**Task details:**
Each line from the top of the listing through the one holding "p4_fill_err = [0.0049, 0.0123, 0.0045]" should be restated word for word, with nothing added and no pictures.

----

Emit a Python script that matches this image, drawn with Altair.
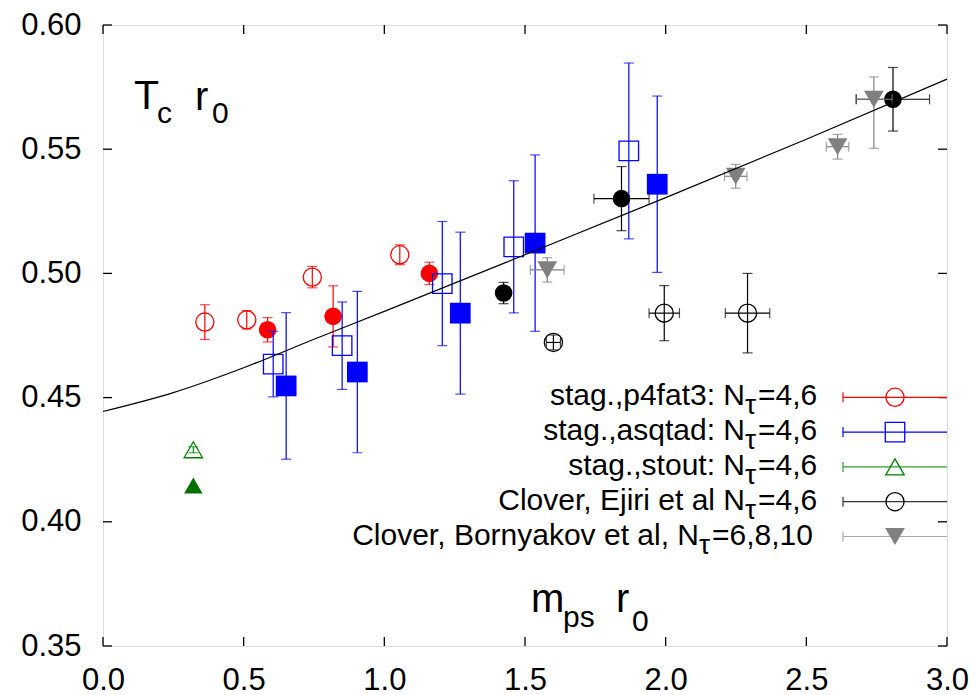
import altair as alt
import pandas as pd

# ---------------- data ----------------
# stag., p4fat3 (open = N_tau 4, filled = N_tau 6)
p4_open_x = [0.362, 0.511, 0.744, 1.055]
p4_open_y = [0.4804, 0.4813, 0.4985, 0.5075]
p4_open_err = [0.0070, 0.0037, 0.0043, 0.0040]
p4_fill_x = [0.585, 0.818, 1.160]
p4_fill_y = [0.4773, 0.4827, 0.5000]
p4_fill_err = [0.0049, 0.0123, 0.0045]

# stag., asqtad
asq_open_x = [0.605, 0.850, 1.206, 1.460, 1.869]
asq_open_y = [0.4635, 0.4709, 0.4959, 0.5107, 0.5493]
asq_open_err = [0.0132, 0.0176, 0.0250, 0.0266, 0.0354]
asq_fill_x = [0.651, 0.904, 1.270, 1.536, 1.970]
asq_fill_y = [0.4547, 0.4603, 0.4840, 0.5122, 0.5359]
asq_fill_err = [0.0295, 0.0325, 0.0326, 0.0355, 0.0355]

# stag., stout
stout_open_x = [0.321]
stout_open_y = [0.4290]
stout_open_err = [0.0012]
stout_fill_x = [0.321]
stout_fill_y = [0.4146]
stout_fill_err = [0.0]

# Clover, Ejiri et al
ej_fill_x = [1.424, 1.843, 2.808]
ej_fill_y = [0.4921, 0.5301, 0.5701]
ej_fill_xerr = [0.0, 0.098, 0.130]
ej_fill_yerr = [0.0043, 0.0129, 0.0128]
ej_open_x = [1.601, 1.995, 2.291]
ej_open_y = [0.4722, 0.4840, 0.4840]
ej_open_xerr = [0.025, 0.054, 0.079]
ej_open_yerr = [0.0030, 0.0111, 0.0160]

# Clover, Bornyakov et al
bo_x = [1.579, 2.249, 2.611, 2.740]
bo_y = [0.5014, 0.5391, 0.5510, 0.5701]
bo_xerr = [0.060, 0.040, 0.040, 0.065]
bo_ylo = [0.4965, 0.5343, 0.5460, 0.5504]
bo_yhi = [0.5063, 0.5439, 0.5560, 0.5791]

# fit curve
fit_x = [0.0, 0.25, 0.5, 0.75, 1.0, 1.5, 2.0, 2.5, 3.0]
fit_y = [0.4444, 0.4520, 0.4620, 0.4735, 0.4847, 0.5075, 0.5305, 0.5540, 0.5782]

x_ticks = [0.0, 0.5, 1.0, 1.5, 2.0, 2.5, 3.0]
y_ticks = [0.35, 0.40, 0.45, 0.50, 0.55, 0.60]

legend_labels = ["stag.,p4fat3: N", "stag.,asqtad: N", "stag.,stout: N",
                 "Clover, Ejiri et al N", "Clover, Bornyakov et al, N"]
legend_values = ["=4,6", "=4,6", "=4,6", "=4,6", "=6,8,10"]

# ---------------- styling ----------------
W, H = 844, 621
FONT = "Liberation Sans"
RED, BLUE, GREEN, BLACK, GRAY = "#ff0000", "#0000ff", "#008000", "#000000", "#808080"

xscale = alt.Scale(domain=[0, 3], nice=False, zero=False)
yscale = alt.Scale(domain=[0.35, 0.60], nice=False, zero=False)
xaxis = alt.Axis(values=x_ticks, format=".1f", title=None, ticks=False, tickSize=0,
                 domain=False, grid=False, labelFont=FONT, labelFontSize=31,
                 labelPadding=19, labelColor="black", labelFlush=False)
yaxis = alt.Axis(values=y_ticks, format=".2f", title=None, ticks=False, tickSize=0,
                 domain=False, grid=False, labelFont=FONT, labelFontSize=31,
                 labelPadding=22, labelColor="black", labelFlush=False)


def X(f="x"):
    return alt.X(f"{f}:Q", scale=xscale, axis=xaxis)


def Y(f="y"):
    return alt.Y(f"{f}:Q", scale=yscale, axis=yaxis)


one = pd.DataFrame({"a": [0]})
layers = []


def add_series(xv, yv, ylo, yhi, xerr, color, errcolor, shape, filled, size, sw=1.3):
    n = len(xv)
    if xerr is None:
        xerr = [0.0] * n
    df = pd.DataFrame({
        "x": xv, "y": yv, "ylo": ylo, "yhi": yhi,
        "xlo": [a - e for a, e in zip(xv, xerr)],
        "xhi": [a + e for a, e in zip(xv, xerr)],
    })
    dy = df[df["yhi"] > df["ylo"]]
    if len(dy):
        b = alt.Chart(dy)
        layers.append(b.mark_rule(color=errcolor, strokeWidth=1.2).encode(x=X(), y=Y("ylo"), y2="yhi"))
        layers.append(b.mark_tick(orient="horizontal", color=errcolor, size=10, thickness=1.2)
                      .encode(x=X(), y=Y("ylo")))
        layers.append(b.mark_tick(orient="horizontal", color=errcolor, size=10, thickness=1.2)
                      .encode(x=X(), y=Y("yhi")))
    dx = df[df["xhi"] > df["xlo"]]
    if len(dx):
        b = alt.Chart(dx)
        layers.append(b.mark_rule(color=errcolor, strokeWidth=1.2).encode(x=X("xlo"), x2="xhi", y=Y()))
        layers.append(b.mark_tick(orient="vertical", color=errcolor, size=10, thickness=1.2)
                      .encode(x=X("xlo"), y=Y()))
        layers.append(b.mark_tick(orient="vertical", color=errcolor, size=10, thickness=1.2)
                      .encode(x=X("xhi"), y=Y()))
    if filled:
        mk = alt.Chart(df).mark_point(shape=shape, filled=True, size=size, color=color,
                                      opacity=1, strokeWidth=0)
    else:
        mk = alt.Chart(df).mark_point(shape=shape, filled=False, size=size, color=color,
                                      opacity=1, strokeWidth=sw)
    layers.append(mk.encode(x=X(), y=Y()))


def sym(yv, err):
    return [a - e for a, e in zip(yv, err)], [a + e for a, e in zip(yv, err)]


lo, hi = sym(p4_open_y, p4_open_err)
add_series(p4_open_x, p4_open_y, lo, hi, None, RED, RED, "circle", False, 330)
lo, hi = sym(p4_fill_y, p4_fill_err)
add_series(p4_fill_x, p4_fill_y, lo, hi, None, RED, RED, "circle", True, 310)
lo, hi = sym(asq_open_y, asq_open_err)
add_series(asq_open_x, asq_open_y, lo, hi, None, BLUE, BLUE, "square", False, 380)
lo, hi = sym(asq_fill_y, asq_fill_err)
add_series(asq_fill_x, asq_fill_y, lo, hi, None, BLUE, BLUE, "square", True, 430)
lo, hi = sym(stout_open_y, stout_open_err)
add_series(stout_open_x, stout_open_y, lo, hi, None, GREEN, GREEN, "triangle-up", False, 340)
lo, hi = sym(stout_fill_y, stout_fill_err)
add_series(stout_fill_x, stout_fill_y, lo, hi, None, "#007000", GREEN, "triangle-up", True, 340)
lo, hi = sym(ej_fill_y, ej_fill_yerr)
add_series(ej_fill_x, ej_fill_y, lo, hi, ej_fill_xerr, BLACK, BLACK, "circle", True, 310)
lo, hi = sym(ej_open_y, ej_open_yerr)
add_series(ej_open_x, ej_open_y, lo, hi, ej_open_xerr, BLACK, BLACK, "circle", False, 330)
add_series(bo_x, bo_y, bo_ylo, bo_yhi, bo_xerr, GRAY, GRAY, "triangle-down", True, 390)

# fit curve
layers.append(alt.Chart(pd.DataFrame({"x": fit_x, "y": fit_y}))
              .mark_line(color="black", strokeWidth=1.2, interpolate="monotone")
              .encode(x=X(), y=Y()))

# inward tick marks on all four sides
TL = 9
xt = alt.Chart(pd.DataFrame({"x": x_ticks}))
yt = alt.Chart(pd.DataFrame({"y": y_ticks}))
layers.append(xt.mark_rule(color="black", strokeWidth=1.3).encode(x=X(), y=alt.value(H), y2=alt.value(H - TL)))
layers.append(xt.mark_rule(color="black", strokeWidth=1.3).encode(x=X(), y=alt.value(0), y2=alt.value(TL)))
layers.append(yt.mark_rule(color="black", strokeWidth=1.3).encode(y=Y(), x=alt.value(0), x2=alt.value(TL)))
layers.append(yt.mark_rule(color="black", strokeWidth=1.3).encode(y=Y(), x=alt.value(W), x2=alt.value(W - TL)))


def txt(s, x, y, size, align="left"):
    return (alt.Chart(one).mark_text(text=s, font=FONT, fontSize=size, align=align,
                                     baseline="alphabetic", color="black")
            .encode(x=alt.value(x), y=alt.value(y)))


# in-plot axis titles: T_c r_0 and m_ps r_0
layers += [txt("T", 31, 84, 41), txt("c", 54, 98, 30), txt("r", 92, 85, 40), txt("0", 109, 98, 30)]
layers += [txt("m", 428, 587, 40), txt("ps", 460, 602, 30), txt("r", 513, 587, 40), txt("0", 529, 606, 30)]

# legend
leg_colors = [RED, BLUE, "#2f9a2f", "#333333", "#aaaaaa"]
leg_mark = [(RED, "circle", False, 330), (BLUE, "square", False, 380),
            (GREEN, "triangle-up", False, 340), (BLACK, "circle", False, 330),
            (GRAY, "triangle-down", True, 390)]
for i in range(5):
    y0 = 372.3 + i * 34.8
    nend = 642 if i < 4 else 596
    layers.append(txt(legend_labels[i], nend, y0 + 8, 30, "right"))
    layers.append(txt("τ", nend, y0 + 17, 28, "left"))
    layers.append(txt(legend_values[i], nend + 13, y0 + 8, 30, "left"))
    c = leg_colors[i]
    layers.append(alt.Chart(one).mark_rule(color=c, strokeWidth=1.2)
                  .encode(x=alt.value(740), x2=alt.value(W), y=alt.value(y0)))
    layers.append(alt.Chart(one).mark_rule(color=c, strokeWidth=1.2)
                  .encode(x=alt.value(740), y=alt.value(y0 - 5), y2=alt.value(y0 + 5)))
    mc, shp, fl, sz = leg_mark[i]
    if fl:
        pm = alt.Chart(one).mark_point(shape=shp, filled=True, size=sz, color=mc, opacity=1, strokeWidth=0)
    else:
        pm = alt.Chart(one).mark_point(shape=shp, filled=False, size=sz, color=mc, opacity=1, strokeWidth=1.3)
    layers.append(pm.encode(x=alt.value(792), y=alt.value(y0)))

chart = (alt.layer(*layers)
         .properties(width=W, height=H,
                     padding={"left": 95, "top": 17, "right": 23, "bottom": 49},
                     autosize=alt.AutoSizeParams(type="none"))
         .configure_view(stroke="black", strokeWidth=1.6)
         .configure(background="white"))

chart.save("out.html", embed_options={"renderer": "svg", "actions": False})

----

**In response:**
Emit a Python script that matches this image, drawn with Altair.
import altair as alt
import pandas as pd

# ---------------- data ----------------
# stag., p4fat3 (open = N_tau 4, filled = N_tau 6)
p4_open_x = [0.362, 0.511, 0.744, 1.055]
p4_open_y = [0.4804, 0.4813, 0.4985, 0.5075]
p4_open_err = [0.0070, 0.0037, 0.0043, 0.0040]
p4_fill_x = [0.585, 0.818, 1.160]
p4_fill_y = [0.4773, 0.4827, 0.5000]
p4_fill_err = [0.0049, 0.0123, 0.0045]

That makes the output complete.